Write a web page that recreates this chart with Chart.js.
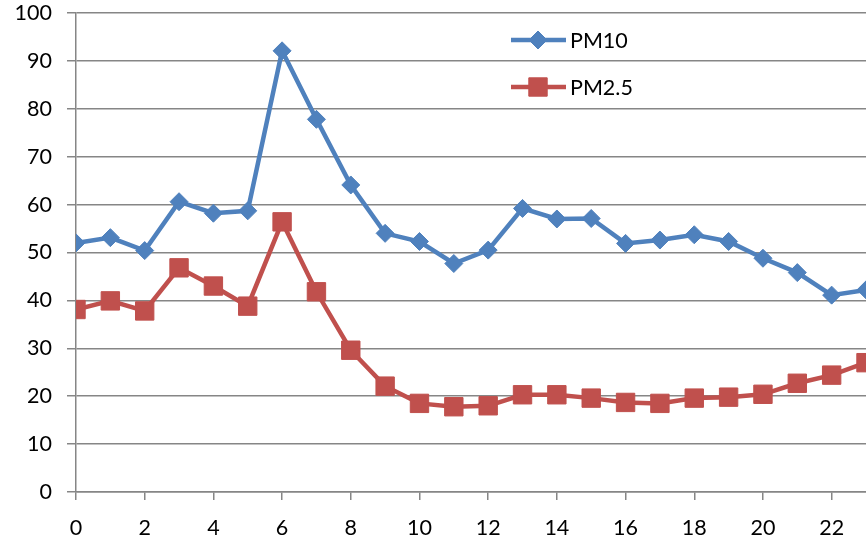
<!DOCTYPE html>
<html>
<head>
<meta charset="utf-8">
<script src="https://cdn.jsdelivr.net/npm/chart.js@4/dist/chart.umd.min.js"></script>
<style>
  body { margin: 0; background: #fff; }
  #grafico { display: block; }
</style>
</head>
<body>
<canvas id="grafico" width="866" height="540"></canvas>
<script>
// horas do dia
var horas = [0, 1, 2, 3, 4, 5, 6, 7, 8, 9, 10, 11, 12, 13, 14, 15, 16, 17, 18, 19, 20, 21, 22, 23];
var pm10 = [52.0, 53.1, 50.4, 60.6, 58.2, 58.7, 92.1, 77.8, 64.1, 54.0, 52.3, 47.7, 50.5, 59.2, 57.0, 57.1, 51.9, 52.6, 53.7, 52.3, 48.8, 45.8, 41.1, 42.2];
var pm25 = [38.1, 39.9, 37.8, 46.8, 43.0, 38.8, 56.4, 41.8, 29.6, 22.1, 18.5, 17.8, 18.0, 20.3, 20.3, 19.6, 18.7, 18.5, 19.6, 19.8, 20.4, 22.7, 24.4, 27.0];
var xTicks = [0, 2, 4, 6, 8, 10, 12, 14, 16, 18, 20, 22];
var yTicks = [0, 10, 20, 30, 40, 50, 60, 70, 80, 90, 100];

var azul = '#4F81BD';
var vermelho = '#C0504D';
var cinza = 'rgb(134,134,134)';
var fonte = 'Lato, "Open Sans", sans-serif';
var tamanho = 21.5;

function pontos(valores) {
    return valores.map(function(v, i) { return { x: horas[i], y: v }; });
}

// legenda desenhada dentro da area do grafico
var legendaPlugin = {
    id: 'legendaInterna',
    afterDraw: function(chart) {
        var ctx = chart.ctx;
        var itens = [
            { texto: 'PM10', cor: azul, estilo: 'rectRot', raio: 9, y: 40 },
            { texto: 'PM2.5', cor: vermelho, estilo: 'rect', raio: 13, y: 87 }
        ];
        ctx.save();
        itens.forEach(function(it) {
            ctx.strokeStyle = it.cor;
            ctx.lineWidth = 4.5;
            ctx.beginPath();
            ctx.moveTo(511, it.y);
            ctx.lineTo(566, it.y);
            ctx.stroke();
            ctx.fillStyle = it.cor;
            ctx.lineWidth = 1;
            Chart.helpers.drawPoint(ctx, { pointStyle: it.estilo, radius: it.raio, rotation: 0, borderWidth: 1 }, 538, it.y);
            ctx.fillStyle = '#000';
            ctx.font = tamanho + 'px ' + fonte;
            ctx.textBaseline = 'middle';
            ctx.textAlign = 'left';
            ctx.fillText(it.texto, 570, it.y + 1);
        });
        ctx.restore();
    }
};

var ctx = document.getElementById('grafico').getContext('2d');

var config = {
    type: 'line',
    data: {
        datasets: [{
            label: 'PM10',
            data: pontos(pm10),
            borderColor: azul,
            backgroundColor: azul,
            borderWidth: 4.5,
            pointStyle: 'rectRot',
            pointRadius: 9,
            pointBorderWidth: 1,
            pointBorderColor: azul,
            pointBackgroundColor: azul,
            tension: 0
        }, {
            label: 'PM2.5',
            data: pontos(pm25),
            borderColor: vermelho,
            backgroundColor: vermelho,
            borderWidth: 4.5,
            pointStyle: 'rect',
            pointRadius: 13,
            pointBorderWidth: 1,
            pointBorderColor: vermelho,
            pointBackgroundColor: vermelho,
            tension: 0
        }]
    },
    options: {
        responsive: false,
        animation: false,
        layout: { autoPadding: false, padding: { top: 13, right: 0, left: 0, bottom: 0 } },
        plugins: {
            legend: { display: false },
            tooltip: { enabled: false }
        },
        scales: {
            x: {
                type: 'linear',
                min: 0,
                max: 23,
                afterBuildTicks: function(scale) {
                    scale.ticks = xTicks.map(function(v) { return { value: v }; });
                },
                afterFit: function(scale) {
                    scale.height = 48;
                    scale.paddingLeft = 0;
                    scale.paddingRight = 0;
                },
                grid: {
                    drawOnChartArea: false,
                    drawTicks: true,
                    tickLength: 8,
                    color: cinza,
                    lineWidth: 1.5
                },
                border: { color: cinza, width: 1.5 },
                ticks: {
                    padding: 15,
                    color: '#000',
                    maxRotation: 0,
                    autoSkip: false,
                    font: { family: fonte, size: tamanho }
                }
            },
            y: {
                min: 0,
                max: 100,
                afterBuildTicks: function(scale) {
                    scale.ticks = yTicks.map(function(v) { return { value: v }; });
                },
                afterFit: function(scale) {
                    scale.width = 76;
                    scale.paddingTop = 0;
                    scale.paddingBottom = 0;
                },
                grid: {
                    color: cinza,
                    lineWidth: 1.5,
                    tickLength: 9
                },
                border: { color: cinza, width: 1.5 },
                ticks: {
                    padding: 15,
                    color: '#000',
                    font: { family: fonte, size: tamanho }
                }
            }
        }
    },
    plugins: [legendaPlugin]
};

var myChart = new Chart(ctx, config);
</script>
</body>
</html>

◇ ◇ ◇

- What the task requires
Go through the material above and print all of it exactly, except the pictures.

- Answer below
Write a web page that recreates this chart with Chart.js.
<!DOCTYPE html>
<html>
<head>
<meta charset="utf-8">
<script src="https://cdn.jsdelivr.net/npm/chart.js@4/dist/chart.umd.min.js"></script>
<style>
  body { margin: 0; background: #fff; }
  #grafico { display: block; }
</style>
</head>
<body>
<canvas id="grafico" width="866" height="540"></canvas>
<script>
// horas do dia
var horas = [0, 1, 2, 3, 4, 5, 6, 7, 8, 9, 10, 11, 12, 13, 14, 15, 16, 17, 18, 19, 20, 21, 22, 23];
var pm10 = [52.0, 53.1, 50.4, 60.6, 58.2, 58.7, 92.1, 77.8, 64.1, 54.0, 52.3, 47.7, 50.5, 59.2, 57.0, 57.1, 51.9, 52.6, 53.7, 52.3, 48.8, 45.8, 41.1, 42.2];
var pm25 = [38.1, 39.9, 37.8, 46.8, 43.0, 38.8, 56.4, 41.8, 29.6, 22.1, 18.5, 17.8, 18.0, 20.3, 20.3, 19.6, 18.7, 18.5, 19.6, 19.8, 20.4, 22.7, 24.4, 27.0];
var xTicks = [0, 2, 4, 6, 8, 10, 12, 14, 16, 18, 20, 22];
var yTicks = [0, 10, 20, 30, 40, 50, 60, 70, 80, 90, 100];

var azul = '#4F81BD';
var vermelho = '#C0504D';
var cinza = 'rgb(134,134,134)';
var fonte = 'Lato, "Open Sans", sans-serif';
var tamanho = 21.5;

function pontos(valores) {
    return valores.map(function(v, i) { return { x: horas[i], y: v }; });
}

// legenda desenhada dentro da area do grafico
var legendaPlugin = {
    id: 'legendaInterna',
    afterDraw: function(chart) {
        var ctx = chart.ctx;
        var itens = [
            { texto: 'PM10', cor: azul, estilo: 'rectRot', raio: 9, y: 40 },
            { texto: 'PM2.5', cor: vermelho, estilo: 'rect', raio: 13, y: 87 }
        ];
        ctx.save();
        itens.forEach(function(it) {
            ctx.strokeStyle = it.cor;
            ctx.lineWidth = 4.5;
            ctx.beginPath();
            ctx.moveTo(511, it.y);
            ctx.lineTo(566, it.y);
            ctx.stroke();
            ctx.fillStyle = it.cor;
            ctx.lineWidth = 1;
            Chart.helpers.drawPoint(ctx, { pointStyle: it.estilo, radius: it.raio, rotation: 0, borderWidth: 1 }, 538, it.y);
            ctx.fillStyle = '#000';
            ctx.font = tamanho + 'px ' + fonte;
            ctx.textBaseline = 'middle';
            ctx.textAlign = 'left';
            ctx.fillText(it.texto, 570, it.y + 1);
        });
        ctx.restore();
    }
};

var ctx = document.getElementById('grafico').getContext('2d');

var config = {
    type: 'line',
    data: {
        datasets: [{
            label: 'PM10',
            data: pontos(pm10),
            borderColor: azul,
            backgroundColor: azul,
            borderWidth: 4.5,
            pointStyle: 'rectRot',
            pointRadius: 9,
            pointBorderWidth: 1,
            pointBorderColor: azul,
            pointBackgroundColor: azul,
            tension: 0
        }, {
            label: 'PM2.5',
            data: pontos(pm25),
            borderColor: vermelho,
            backgroundColor: vermelho,
            borderWidth: 4.5,
            pointStyle: 'rect',
            pointRadius: 13,
            pointBorderWidth: 1,
            pointBorderColor: vermelho,
            pointBackgroundColor: vermelho,
            tension: 0
        }]
    },
    options: {
        responsive: false,
        animation: false,
        layout: { autoPadding: false, padding: { top: 13, right: 0, left: 0, bottom: 0 } },
        plugins: {
            legend: { display: false },
            tooltip: { enabled: false }
        },
        scales: {
            x: {
                type: 'linear',
                min: 0,
                max: 23,
                afterBuildTicks: function(scale) {
                    scale.ticks = xTicks.map(function(v) { return { value: v }; });
                },
                afterFit: function(scale) {
                    scale.height = 48;
                    scale.paddingLeft = 0;
                    scale.paddingRight = 0;
                },
                grid: {
                    drawOnChartArea: false,
                    drawTicks: true,
                    tickLength: 8,
                    color: cinza,
                    lineWidth: 1.5
                },
                border: { color: cinza, width: 1.5 },
                ticks: {
                    padding: 15,
                    color: '#000',
                    maxRotation: 0,
                    autoSkip: false,
                    font: { family: fonte, size: tamanho }
                }
            },
            y: {
                min: 0,
                max: 100,
                afterBuildTicks: function(scale) {
                    scale.ticks = yTicks.map(function(v) { return { value: v }; });
                },
                afterFit: function(scale) {
                    scale.width = 76;
                    scale.paddingTop = 0;
                    scale.paddingBottom = 0;
                },
                grid: {
                    color: cinza,
                    lineWidth: 1.5,
                    tickLength: 9
                },
                border: { color: cinza, width: 1.5 },
                ticks: {
                    padding: 15,
                    color: '#000',
                    font: { family: fonte, size: tamanho }
                }
            }
        }
    },
    plugins: [legendaPlugin]
};

var myChart = new Chart(ctx, config);
</script>
</body>
</html>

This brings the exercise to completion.